Sir James brought to the political arena the same energy and clear thinking that won him success in the business world. His political career spanned over twenty years, and included campaigning for the Tory party in the 1975 general election, being knighted by outgoing Labour Prime Minister Harold Wilson in 1976, leading the French L’Autre Europe party in the early 1990s, and setting up his own independent UK political party, the Referendum Party, for the 1997 general election. The majority of his campaigning was focused on the Maastricht Treaty and the proposed European Union.

“I need to believe in something in oder to do it. I have to work myself into a feeling that what I’m doing is for a wider cause, even if I’m doing it for financial reasons. Even the takeovers – I believed that what I was doing was right and I still do.”

The Maastricht Treaty

Sir James’s views against centralised power led him to fight against the vision of integrated Europe as laid out in the Maastricht treaty.

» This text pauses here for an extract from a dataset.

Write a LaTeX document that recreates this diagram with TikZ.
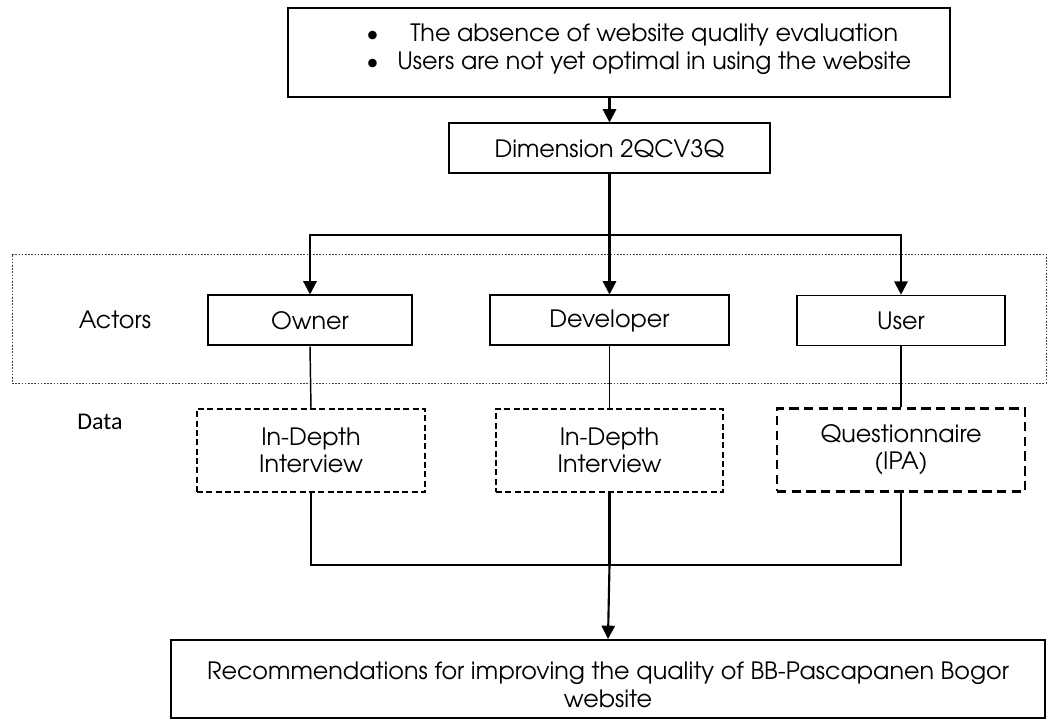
\documentclass[tikz,border=0pt]{standalone}
\usepackage{fontspec}
\setmainfont{TeX Gyre Adventor}
\newfontfamily\calibrifont{Carlito}
\usetikzlibrary{arrows.meta}

\tikzset{
	box/.style={draw, line width=1.5pt, inner sep=0pt, minimum height=37.5pt},
	databox/.style={draw, line width=0.9pt, dash pattern=on 4.5pt off 2.5pt, inner sep=0pt, align=center, minimum height=62.25pt},
	zone/.style={draw=black!75, line width=0.6pt, dash pattern=on 1.2pt off 1.2pt, inner sep=0pt},
	link/.style={line width=1.6pt},
	thinlink/.style={line width=1.1pt},
	arrowlink/.style={line width=1.6pt, -{Triangle[length=10pt,width=10pt]}}
}

\begin{document}
\begin{tikzpicture}[x=0.75pt, y=-0.75pt, font=\fontsize{17.9}{20.5}\selectfont]
				\useasboundingbox (0,0) rectangle (1047,720);
				
				\node[box, minimum width=496.5pt, minimum height=66.75pt] (problem) at (619,52.5) {};
				\node[anchor=west, inner sep=0pt] (issues) at (366,50) {\begin{tabular}{@{}c@{\hspace{14pt}}c@{}}
						\textbullet & The absence of website quality evaluation\\
						\textbullet & Users are not yet optimal in using the website
					\end{tabular}};
				
				\node[box, minimum width=240.75pt] (dim) at (609.5,148.5) {Dimension 2QCV3Q};
				
				\node[zone, minimum width=775.5pt, minimum height=96.75pt] (actorzone) at (529,318.5) {};
				\node (actors) at (115,320) {Actors};
				\node (data) at (100,422) {\calibrifont\fontsize{18}{22}\selectfont Data};
				
				\node[box, minimum width=153pt] (owner) at (310,320.5) {Owner};
				\node[box, minimum width=179.25pt] (dev) at (609.5,320.5) {Developer};
				\node[box, line width=1.2pt, minimum width=156pt] (user) at (901,320.5) {User};
				
				\node[databox, minimum width=171pt] (ownerdata) at (311,450.5) {In-Depth\\Interview};
				\node[databox, minimum width=170.25pt] (devdata) at (609.5,450.5) {In-Depth\\Interview};
				\node[databox, line width=1.7pt, dash pattern=on 7pt off 4pt, minimum width=186pt] (userdata) at (901,450) {Questionnaire\\(IPA)};
				
				\node[box, minimum width=655.5pt, minimum height=58.5pt, align=center] (result) at (608,679) {\rule{0pt}{22pt}Recommendations for improving the quality of BB-Pascapanen Bogor\\website};
				
				\coordinate (split) at (609.5,235);
				\coordinate (merge) at (609.5,565);
				
				\draw[arrowlink] (problem.south -| dim.north) -- (dim.north);
				\draw[link] (dim.south) -- (split);
				\draw[arrowlink] (split) -| (owner.north);
				\draw[arrowlink] (split) -| (user.north);
				\draw[arrowlink] (split) -- (dev.north);
				
				\draw[thinlink] (owner.south) -- (ownerdata.north);
				\draw[thinlink] (dev.south) -- (devdata.north);
				\draw[thinlink] (user.south) -- (userdata.north);
				
				\draw[link] (ownerdata.south) |- (merge);
				\draw[link] (userdata.south) |- (merge);
				\draw[link] (devdata.south) -- (merge);
				\draw[arrowlink] (merge) -- (result.north);
			\end{tikzpicture}
\end{document}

He was in favour of a strong association between European countries, but not if that meant a single strong central government. Loss of national sovereignty would inevitably follow, making Europe into the political equivalent of a conglomerate, and the social consequences of societies being forced together in that way would, he believed, be catastrophic.

The Treaty was the blueprint for what was to be Europe’s biggest project for the next decade, economic and monetary union; paving the way for the Euro that Sir James believed would inevitably lead to massive economic problems due to centrally-determined economic strategies.

When France called a referendum to ratify the treaty in 1992, Sir James decided to do something. He began by donating 500,000 pounds to help former editor of the Times Lord Rees-Mogg challenge the validity of the Treaty in the English courts. He then appeared on Channel Four Television’s show Opinion in 1992, speaking on how the world’s reckless pursuit of economic growth was doing more damage to society, the environment and mankind than anything else. Policies designed to create one big healthy Europe were making individual societies poorer and unstable, and Maastricht would accelerate the process, he said.

He urged people to call for a referendum and vote against Maastricht – and then campaign for a strong Europe based on its constituent nations. This drew a positive response and Sir James’s campaign helped bring down the polls from 75 per cent in favour to only 51 per cent on voting day.

Long before it was fashionable to do so, Sir James argued monetary union could not work without political union, but that would mean a transfer of sovereignty to Brussels, which no one in Europe had voted for.

“The effects of a single currency go far beyond the economy. They would transform the political structure of Europe as well as the stability of its societies.”

“The true purpose of proposing a single currency is to force through the creation of a unitary state while pretending to promote a largely economic idea. It is yet another example of the Eurocrats acting by stealth so as to achieve their aim of a homogenized European union.”

Sir James never lived to see the Eurozone crisis he had predicted, nor the longest recession in the history of the industrialised world which was undoubtedly caused by all the factors he identified in The Trap: huge budget deficits, massive imbalances of trade, over-extended financial institutions and the biggest banking crisis for seventy years.